Written August 10, 2010
Places I Worked
Many years ago, when I was 17 or 18 years old. I worked as a messenger for the Primary Children’s Hospital. “Pennies By the inch” donations built the hospital. In Salt Lake City, the hospital was at the top of the avenue’s district.
12th Avenue was as far as E Street went in those days. Anyway, my work duties were to transport patients and supplies from one building to another, and I would haul patients to whatever other hospitals they needed to go to get the treatment they required. My job was to take lab samples to the lab, then pick up the reports when ready.
When the procedures were completed, I would take them back to their point of origin. I had other duties that included taking the food trays to the floors so the kids could eat. When the eating was done, I would haul the food carts back down to the kitchen. My job kept me busy all day. I didn’t get paid very much, but it was enough to get by on. There was no health insurance in those days. When getting ill, a sympathetic doctor or nurse would give free treatment.
I was a loud guy in those days. I did what I did for work because I liked to eat and have a place to live. Living on my own was not wholly my idea. They asked me to leave my family home on my 18th birthday. I was told that I had 24 hours to get my stuff out of the house or it would go to the trash or given to charity or something, During that time period I didn’t have a lot of trusted friends, so I made some decisions, found a place to live, and moved my belongings out of my parents’ house. I made the move in the required 24-hour time frame.
The first place I lived on my own was a boarding house on the corner of 1100 East and Second South.
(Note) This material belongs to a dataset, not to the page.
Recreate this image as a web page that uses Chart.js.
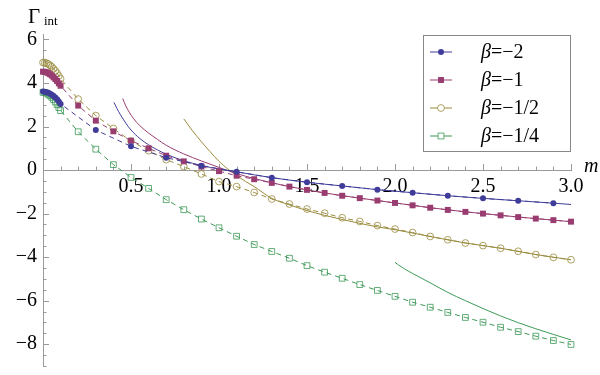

I get away from the facts of my employment in my previous paragraph; I worked for Primary Children’s Hospital, but not until a little later. During the time I lived at the boarding house, I worked for a hamburger stand on the corner of 1300 East and Simpson Avenue. “MR S” was the name. I think it was a prototype for Burger King, but I’m not sure about that.
During the following year, I made many friends, and lived in many places and situations, and tried my hand at many jobs. Making ends meet occasionally was not a chief priority for me. I lived with different people for a time and took advantage of their hospitality. Then something better would come along and away I would go to a new adventure.
When I worked at Primary Children’s Hospital the job was full time employment. I lived in an older apartment house on the corner of First Ave and E Street; Hawthorne House Apartments. My apartment number was “3G” it was a one-room studio on the third floor that had an enormous bay window that looked out onto the roof of a church.
I started meeting new and exciting people while I lived there. I would meet them at work, and we would become friends. Remember, the time frame for all of this was the late sixties and early seventies. Hippies and disco were the trends of the day. I started hanging out at a local bar on State Street between First and Second South. I think the bar is still there. The music attracted me to the bar. They had a jukebox with huge speakers that would make the walls rattle, and they played the best dance music in town. There were many good times in that bar; I made a lot of friends.